Troops have also found that reconstruction is often tough without local knowledge. Some soldiers report that upon learning a school was burned down, they assumed it was the Taliban, only to learn that it was a tribal elder, upset that he had not been consulted on the use of his land. The key, says Maj. Gen. Benjamin Freakley, is convincing the locals that they will not be abandoned. Troops recognize the risk that once they leave, people can be killed for cooperating, says Freakley, who is commanding general of both the 10th Mountain Division and Combined Joint Task Force 76, responsible for reconstruction in the south and east.

But as they clear villages of Taliban, Freakley and others remain concerned about how to hold such vast territory without a viable local security force. The problem, Freakley says, is "generating local police that aren't corrupt." That's no easy feat, notes Rubin, when the Ministry of the Interior "is the most corrupt institution in the country, and it's utterly penetrated."

And police can do very little without being backed by judicial reform. U.S. State Department representatives are beginning a push to establish courts that integrate local tribal laws into a national judicial system as an antidote to the Taliban courts and criminal networks that have replaced the state as primary arbiters of law and order. Coalition officials are also working to establish an "auxiliary" police force that they hope will be a bridge between the Afghan National Police and local tribal elders-and in the process discourage the formation of private militias.
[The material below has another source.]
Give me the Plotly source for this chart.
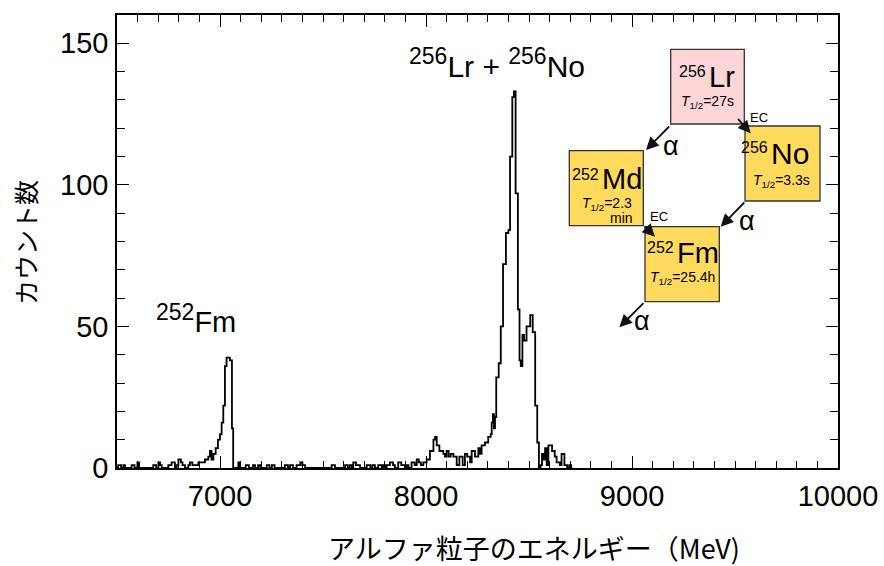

Jones advocates increasing pay, too, for government prosecutors, who currently earn $65 a month (interpreters for U.S. forces are paid $650). ISAF troops in the poppy center of Helmand, a province southwest of Kandahar, have had to step up economic incentives to match those offered by the Taliban, who pay part-time fighters between $12 and $14 a day, triple the $4 a day they make in the Afghan national Army.